TEXTOS DO AUTOR

SUPERPROTEÇÃO

A abundância dos Daniéis. Ou "não se faz mais pai como antigamente". Ou melhor, "mas que motorista safado aquele!".

Meu filho Daniel havia sido esquecido pela irmã. Nada de relacionamento estremecido – apenas esquecimento quanto a dar-lhe carona para voltar para casa. Por falta de crédito, ele ligara a cobrar para a mãe.  A mãe, aliás minha esposa, ligou então para o pai, que sou eu. Pai dele, claro, não dela.
Eu estava longe, mas desviei-me do trajeto normal para tentar apanhá-lo antes que pegasse o ônibus para casa. 

No lugar esperado, Daniel não estava mais.  Ou seja, já pegara o ônibus.
Estando na mesma via do ônibus, fui ultrapassando cada coletivo para verificar o letreiro de destino, se a inscrição era Lago Norte. Isso exigiu alguns movimentos não muito usuais de pescoço e direção defensiva. Enfim...
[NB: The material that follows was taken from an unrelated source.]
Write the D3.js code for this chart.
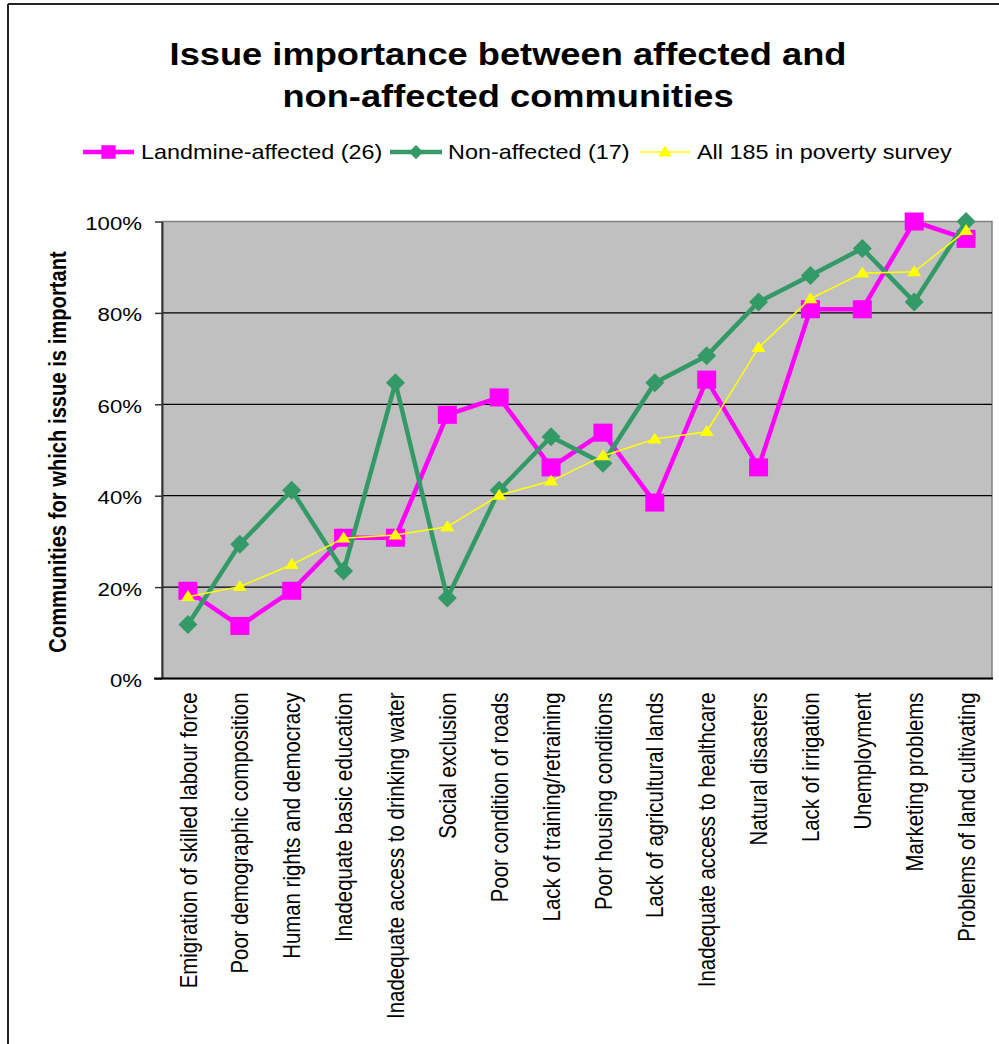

Na avenida W3 não logrei êxito, mas já na península, passei por um ônibus de destino Lago Norte.  Como emparelhei com o motorista num sinal, num contorcionismo até louvável, abaixei o corpo para a direita de forma a colocar o motorista no campo de visão. Percebi que pelos poucos vultos no ônibus, este estava quase vazio. Deu uma buzinadinha e o motorista olhou.

Perguntei então: “Pode verificar por favor se Daniel está no seu ônibus? Se estiver, peça para descer...”.  Esqueci-me de dar o sobrenome. Enfim...
O sinal abriu, o motorista fez OK para mim, polegar levantado. E parou no próximo ponto, trocando um olhar de cumplicidade comigo.

Desceram quatro rapazes, mas nenhum era o meu filho. 

Caminharam até perto do meu carro e pararam, mantendo certa distância. A expressão deles era de espanto e um pouco de medo, quem sabe. Não caminhavam mais, só me olhavam.

Desci do carro e deixei-os mais à vontade.  Parecia que a coisa era comigo.
Quando perguntei “qual é seu nome” os quatro responderam em uníssono: “Daniel... o motorista nos mandou descer.”

Quando expliquei que eu dissera “Daniel Coelho” para o motorista, falei com convicção.  Mentira, sabia muito bem que eu esquecera de mencionar o sobrenome.

Foi quando percebi a meleca que deu...

Os meninos já mais descontraídos se abriram: “Pensamos que era um assalto!”

O meu Daniel, nesse dia, chegou bem mais cedo que eu em casa.  Eu mesmo demorei um pouco mais.  É que para ficar em paz com a minha consciência fui levar os quatro daniéis cada um em sua casa.

Superproteção dá nisso. Ou, não se faz mais pai como antigamente.  Ou melhor, mas que motorista safado esse!